● What the exercise asks
In the records that follow, the lines from the one containing "Generate a Python" to the one containing "import plotly.graph_objects as go", inclusive, are to be given again exactly.

● Data excerpts
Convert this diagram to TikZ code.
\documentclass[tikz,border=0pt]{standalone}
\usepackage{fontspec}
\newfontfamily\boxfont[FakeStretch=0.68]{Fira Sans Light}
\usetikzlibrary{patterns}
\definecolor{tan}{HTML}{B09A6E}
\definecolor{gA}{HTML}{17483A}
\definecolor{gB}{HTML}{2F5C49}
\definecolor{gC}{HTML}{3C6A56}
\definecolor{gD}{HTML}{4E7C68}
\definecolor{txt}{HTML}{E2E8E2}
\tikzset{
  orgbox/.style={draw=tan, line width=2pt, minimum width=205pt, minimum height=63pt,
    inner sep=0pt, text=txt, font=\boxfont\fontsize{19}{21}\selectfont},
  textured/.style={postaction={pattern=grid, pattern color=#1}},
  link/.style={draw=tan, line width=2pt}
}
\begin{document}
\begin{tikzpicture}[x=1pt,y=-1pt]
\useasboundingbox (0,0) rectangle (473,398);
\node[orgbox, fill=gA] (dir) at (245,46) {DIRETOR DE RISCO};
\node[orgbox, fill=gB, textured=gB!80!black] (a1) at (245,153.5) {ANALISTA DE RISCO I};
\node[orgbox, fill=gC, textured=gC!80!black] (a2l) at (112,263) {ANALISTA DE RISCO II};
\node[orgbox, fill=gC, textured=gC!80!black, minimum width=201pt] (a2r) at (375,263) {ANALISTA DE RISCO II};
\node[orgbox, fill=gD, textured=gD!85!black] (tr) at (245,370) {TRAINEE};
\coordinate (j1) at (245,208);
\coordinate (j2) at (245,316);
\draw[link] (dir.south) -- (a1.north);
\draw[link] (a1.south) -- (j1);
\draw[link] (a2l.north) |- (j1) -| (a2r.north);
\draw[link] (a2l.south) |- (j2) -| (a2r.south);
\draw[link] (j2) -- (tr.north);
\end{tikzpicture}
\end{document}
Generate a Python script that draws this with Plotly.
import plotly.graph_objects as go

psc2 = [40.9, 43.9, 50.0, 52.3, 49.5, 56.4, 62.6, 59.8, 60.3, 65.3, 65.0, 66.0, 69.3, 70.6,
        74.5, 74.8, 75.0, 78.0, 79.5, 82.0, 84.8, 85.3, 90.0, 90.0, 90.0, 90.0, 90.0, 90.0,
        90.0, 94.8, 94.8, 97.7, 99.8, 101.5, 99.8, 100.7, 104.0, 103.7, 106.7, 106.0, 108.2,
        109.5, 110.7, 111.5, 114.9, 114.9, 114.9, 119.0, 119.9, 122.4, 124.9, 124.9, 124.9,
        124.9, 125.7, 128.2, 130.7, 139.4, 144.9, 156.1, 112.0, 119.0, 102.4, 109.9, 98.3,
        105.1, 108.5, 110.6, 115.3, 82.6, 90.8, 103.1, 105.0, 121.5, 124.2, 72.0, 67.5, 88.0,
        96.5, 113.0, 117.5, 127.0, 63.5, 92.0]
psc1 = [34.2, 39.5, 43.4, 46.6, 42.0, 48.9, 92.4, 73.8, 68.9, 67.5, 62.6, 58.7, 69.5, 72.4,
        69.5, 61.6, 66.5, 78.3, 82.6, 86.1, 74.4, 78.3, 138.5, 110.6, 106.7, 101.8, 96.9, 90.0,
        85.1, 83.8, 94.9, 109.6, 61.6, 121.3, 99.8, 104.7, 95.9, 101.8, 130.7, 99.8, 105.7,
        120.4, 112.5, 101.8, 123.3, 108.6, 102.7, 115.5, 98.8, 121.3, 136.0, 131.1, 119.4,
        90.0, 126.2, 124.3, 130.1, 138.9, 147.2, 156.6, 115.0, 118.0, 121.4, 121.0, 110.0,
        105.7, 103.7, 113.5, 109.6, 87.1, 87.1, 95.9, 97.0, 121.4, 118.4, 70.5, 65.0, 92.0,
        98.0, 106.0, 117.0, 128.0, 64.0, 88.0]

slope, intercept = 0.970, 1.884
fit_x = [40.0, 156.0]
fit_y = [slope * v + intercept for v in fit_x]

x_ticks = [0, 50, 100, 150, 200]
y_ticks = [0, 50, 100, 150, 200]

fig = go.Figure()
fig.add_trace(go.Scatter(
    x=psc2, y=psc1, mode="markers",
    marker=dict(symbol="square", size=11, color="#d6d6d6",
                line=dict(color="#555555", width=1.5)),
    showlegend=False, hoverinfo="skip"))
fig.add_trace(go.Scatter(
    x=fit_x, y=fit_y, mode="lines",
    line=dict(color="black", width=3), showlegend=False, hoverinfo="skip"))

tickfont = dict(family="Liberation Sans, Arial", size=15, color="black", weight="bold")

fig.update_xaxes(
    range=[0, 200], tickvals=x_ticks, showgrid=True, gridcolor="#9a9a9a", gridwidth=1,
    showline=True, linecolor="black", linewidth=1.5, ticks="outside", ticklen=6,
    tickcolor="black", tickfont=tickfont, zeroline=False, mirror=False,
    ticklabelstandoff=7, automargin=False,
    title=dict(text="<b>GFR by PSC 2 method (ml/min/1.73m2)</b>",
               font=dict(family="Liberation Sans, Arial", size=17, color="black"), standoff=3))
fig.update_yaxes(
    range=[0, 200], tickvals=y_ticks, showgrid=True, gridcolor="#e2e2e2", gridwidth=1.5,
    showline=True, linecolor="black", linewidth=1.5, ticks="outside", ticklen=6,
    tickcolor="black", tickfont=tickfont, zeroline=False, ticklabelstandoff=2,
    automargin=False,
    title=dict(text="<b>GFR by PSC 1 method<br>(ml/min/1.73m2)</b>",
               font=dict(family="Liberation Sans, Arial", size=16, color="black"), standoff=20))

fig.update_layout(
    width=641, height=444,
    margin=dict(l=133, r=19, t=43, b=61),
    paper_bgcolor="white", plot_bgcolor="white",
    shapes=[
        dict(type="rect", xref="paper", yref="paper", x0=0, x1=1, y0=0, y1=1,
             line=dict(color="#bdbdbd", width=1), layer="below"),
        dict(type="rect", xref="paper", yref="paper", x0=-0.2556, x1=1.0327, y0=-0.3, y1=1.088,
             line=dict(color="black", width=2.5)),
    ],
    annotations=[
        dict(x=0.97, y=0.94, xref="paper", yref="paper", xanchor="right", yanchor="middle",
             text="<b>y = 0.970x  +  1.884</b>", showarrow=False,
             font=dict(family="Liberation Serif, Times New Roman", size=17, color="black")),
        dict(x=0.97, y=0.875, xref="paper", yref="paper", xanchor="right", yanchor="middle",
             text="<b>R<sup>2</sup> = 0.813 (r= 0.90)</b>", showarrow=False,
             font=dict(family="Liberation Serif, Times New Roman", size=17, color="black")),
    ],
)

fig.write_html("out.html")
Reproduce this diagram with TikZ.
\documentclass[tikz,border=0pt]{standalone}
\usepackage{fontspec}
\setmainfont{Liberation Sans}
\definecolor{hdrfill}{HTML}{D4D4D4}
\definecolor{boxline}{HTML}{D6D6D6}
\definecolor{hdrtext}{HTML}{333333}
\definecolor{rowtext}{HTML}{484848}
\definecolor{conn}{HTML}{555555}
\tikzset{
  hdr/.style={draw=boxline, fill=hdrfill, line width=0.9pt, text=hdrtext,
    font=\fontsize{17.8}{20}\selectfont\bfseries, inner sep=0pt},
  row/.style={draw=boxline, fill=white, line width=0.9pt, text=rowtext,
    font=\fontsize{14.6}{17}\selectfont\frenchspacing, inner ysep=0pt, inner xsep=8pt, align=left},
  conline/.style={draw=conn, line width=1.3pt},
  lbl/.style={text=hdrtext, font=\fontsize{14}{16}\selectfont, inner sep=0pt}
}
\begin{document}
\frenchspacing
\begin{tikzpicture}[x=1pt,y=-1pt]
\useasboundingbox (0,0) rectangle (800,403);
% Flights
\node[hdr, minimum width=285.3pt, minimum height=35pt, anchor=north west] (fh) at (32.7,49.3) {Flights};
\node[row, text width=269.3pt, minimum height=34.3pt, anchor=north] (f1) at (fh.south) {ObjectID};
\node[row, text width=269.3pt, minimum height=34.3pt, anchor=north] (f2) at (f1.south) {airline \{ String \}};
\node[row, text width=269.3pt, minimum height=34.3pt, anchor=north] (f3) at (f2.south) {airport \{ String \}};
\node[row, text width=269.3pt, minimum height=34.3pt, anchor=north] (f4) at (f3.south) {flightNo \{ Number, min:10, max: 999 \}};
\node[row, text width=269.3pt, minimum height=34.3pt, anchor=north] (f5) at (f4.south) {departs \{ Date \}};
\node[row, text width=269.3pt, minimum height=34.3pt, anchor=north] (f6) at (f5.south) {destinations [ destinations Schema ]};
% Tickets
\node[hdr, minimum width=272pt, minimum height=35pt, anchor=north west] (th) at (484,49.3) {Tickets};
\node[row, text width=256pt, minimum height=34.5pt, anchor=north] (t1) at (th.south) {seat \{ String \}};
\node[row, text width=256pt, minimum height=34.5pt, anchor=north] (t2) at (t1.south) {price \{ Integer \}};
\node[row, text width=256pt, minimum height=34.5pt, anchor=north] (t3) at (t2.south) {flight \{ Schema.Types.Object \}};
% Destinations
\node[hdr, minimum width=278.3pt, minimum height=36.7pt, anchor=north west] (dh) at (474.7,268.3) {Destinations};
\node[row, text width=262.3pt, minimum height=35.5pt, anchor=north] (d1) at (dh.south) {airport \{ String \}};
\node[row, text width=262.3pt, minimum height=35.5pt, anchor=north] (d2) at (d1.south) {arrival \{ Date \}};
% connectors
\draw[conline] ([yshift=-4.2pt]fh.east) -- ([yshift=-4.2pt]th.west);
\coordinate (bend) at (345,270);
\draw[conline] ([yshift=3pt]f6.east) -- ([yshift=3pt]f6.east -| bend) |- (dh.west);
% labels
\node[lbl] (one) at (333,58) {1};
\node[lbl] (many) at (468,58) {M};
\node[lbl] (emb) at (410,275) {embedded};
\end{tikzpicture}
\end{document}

==

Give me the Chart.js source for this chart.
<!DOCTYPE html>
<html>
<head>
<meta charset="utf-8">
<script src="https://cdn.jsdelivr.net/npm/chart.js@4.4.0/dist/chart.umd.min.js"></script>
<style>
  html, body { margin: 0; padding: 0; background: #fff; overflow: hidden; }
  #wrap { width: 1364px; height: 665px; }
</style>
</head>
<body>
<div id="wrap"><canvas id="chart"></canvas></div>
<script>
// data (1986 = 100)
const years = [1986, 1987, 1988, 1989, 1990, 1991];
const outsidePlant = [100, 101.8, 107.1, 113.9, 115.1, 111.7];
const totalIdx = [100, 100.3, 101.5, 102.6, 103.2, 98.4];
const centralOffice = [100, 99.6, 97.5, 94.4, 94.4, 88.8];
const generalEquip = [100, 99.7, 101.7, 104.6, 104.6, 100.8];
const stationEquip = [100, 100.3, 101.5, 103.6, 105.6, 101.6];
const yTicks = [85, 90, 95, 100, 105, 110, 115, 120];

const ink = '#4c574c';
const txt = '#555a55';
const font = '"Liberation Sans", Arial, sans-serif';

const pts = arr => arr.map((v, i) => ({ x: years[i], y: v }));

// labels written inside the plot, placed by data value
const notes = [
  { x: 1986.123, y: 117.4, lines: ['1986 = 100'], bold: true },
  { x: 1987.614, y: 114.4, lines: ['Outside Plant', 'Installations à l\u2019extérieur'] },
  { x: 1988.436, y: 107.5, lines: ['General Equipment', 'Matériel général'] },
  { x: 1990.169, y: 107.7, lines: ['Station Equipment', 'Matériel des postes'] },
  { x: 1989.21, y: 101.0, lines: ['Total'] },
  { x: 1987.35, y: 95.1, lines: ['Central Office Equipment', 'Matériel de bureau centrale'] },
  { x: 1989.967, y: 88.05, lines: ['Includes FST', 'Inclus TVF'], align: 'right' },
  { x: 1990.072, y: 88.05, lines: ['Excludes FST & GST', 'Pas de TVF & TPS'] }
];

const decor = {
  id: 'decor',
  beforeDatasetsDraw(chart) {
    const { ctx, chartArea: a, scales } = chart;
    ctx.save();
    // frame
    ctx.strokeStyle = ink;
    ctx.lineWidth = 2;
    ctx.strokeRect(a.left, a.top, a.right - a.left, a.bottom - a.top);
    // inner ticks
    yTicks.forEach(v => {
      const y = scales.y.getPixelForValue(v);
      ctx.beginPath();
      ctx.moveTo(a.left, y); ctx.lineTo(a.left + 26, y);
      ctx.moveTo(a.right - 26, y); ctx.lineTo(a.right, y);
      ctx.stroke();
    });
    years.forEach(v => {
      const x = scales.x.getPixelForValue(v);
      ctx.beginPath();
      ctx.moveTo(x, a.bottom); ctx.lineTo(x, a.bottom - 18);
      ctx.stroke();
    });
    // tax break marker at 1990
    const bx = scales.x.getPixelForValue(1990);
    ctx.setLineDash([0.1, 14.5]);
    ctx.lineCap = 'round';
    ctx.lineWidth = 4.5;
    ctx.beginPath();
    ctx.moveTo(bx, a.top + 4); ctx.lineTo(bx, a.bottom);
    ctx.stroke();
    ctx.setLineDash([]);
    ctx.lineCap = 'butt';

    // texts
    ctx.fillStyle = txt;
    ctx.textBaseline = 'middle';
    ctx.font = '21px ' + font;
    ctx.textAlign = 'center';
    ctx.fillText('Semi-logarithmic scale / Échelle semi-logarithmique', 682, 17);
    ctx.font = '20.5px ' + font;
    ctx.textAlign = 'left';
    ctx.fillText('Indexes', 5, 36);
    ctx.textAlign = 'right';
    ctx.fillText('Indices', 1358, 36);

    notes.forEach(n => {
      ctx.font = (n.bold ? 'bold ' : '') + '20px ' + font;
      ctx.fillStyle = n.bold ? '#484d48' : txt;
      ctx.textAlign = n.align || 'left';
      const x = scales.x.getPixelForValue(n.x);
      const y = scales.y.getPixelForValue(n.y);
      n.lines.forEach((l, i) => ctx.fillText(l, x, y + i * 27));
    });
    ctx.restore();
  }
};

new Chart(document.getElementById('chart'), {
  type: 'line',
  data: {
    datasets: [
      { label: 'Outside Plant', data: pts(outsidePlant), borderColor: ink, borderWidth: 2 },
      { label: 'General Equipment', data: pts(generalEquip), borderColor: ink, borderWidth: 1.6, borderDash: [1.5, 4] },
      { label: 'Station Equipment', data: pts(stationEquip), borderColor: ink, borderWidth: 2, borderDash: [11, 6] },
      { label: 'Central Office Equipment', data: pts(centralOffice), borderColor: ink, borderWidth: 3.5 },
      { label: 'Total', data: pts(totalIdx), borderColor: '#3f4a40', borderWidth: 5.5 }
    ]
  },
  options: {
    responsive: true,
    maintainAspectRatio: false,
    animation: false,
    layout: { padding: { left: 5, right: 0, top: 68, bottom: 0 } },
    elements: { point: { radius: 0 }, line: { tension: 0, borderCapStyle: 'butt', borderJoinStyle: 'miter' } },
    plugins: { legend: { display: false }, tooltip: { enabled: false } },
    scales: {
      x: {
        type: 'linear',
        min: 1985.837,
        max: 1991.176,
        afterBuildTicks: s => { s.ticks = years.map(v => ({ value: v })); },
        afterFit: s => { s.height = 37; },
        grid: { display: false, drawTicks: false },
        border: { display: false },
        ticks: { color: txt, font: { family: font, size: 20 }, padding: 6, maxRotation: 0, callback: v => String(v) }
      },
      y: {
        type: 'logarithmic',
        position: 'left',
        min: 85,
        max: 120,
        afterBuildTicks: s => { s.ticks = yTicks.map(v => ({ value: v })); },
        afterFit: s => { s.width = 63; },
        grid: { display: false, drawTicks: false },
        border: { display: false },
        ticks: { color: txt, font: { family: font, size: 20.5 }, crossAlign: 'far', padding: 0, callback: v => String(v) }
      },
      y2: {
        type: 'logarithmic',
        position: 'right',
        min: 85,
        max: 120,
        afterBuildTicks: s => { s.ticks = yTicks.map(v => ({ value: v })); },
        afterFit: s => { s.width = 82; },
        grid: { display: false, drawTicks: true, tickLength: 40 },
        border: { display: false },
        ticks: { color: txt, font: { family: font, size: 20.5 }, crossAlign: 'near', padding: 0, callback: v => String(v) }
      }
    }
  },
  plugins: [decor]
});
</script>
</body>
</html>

...

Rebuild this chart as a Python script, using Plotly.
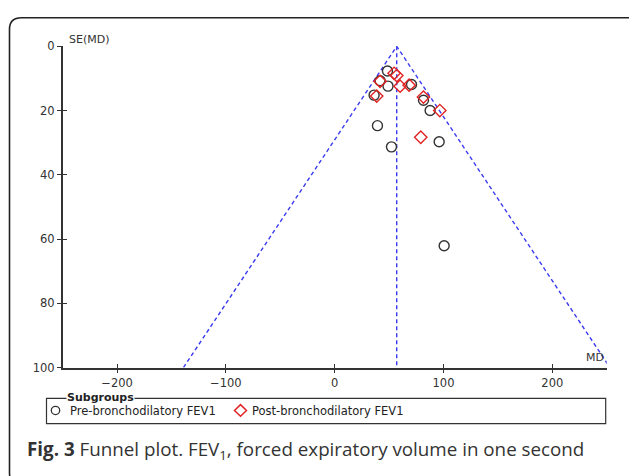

● Solution
Generate a Python script that draws this with Plotly.
import plotly.graph_objects as go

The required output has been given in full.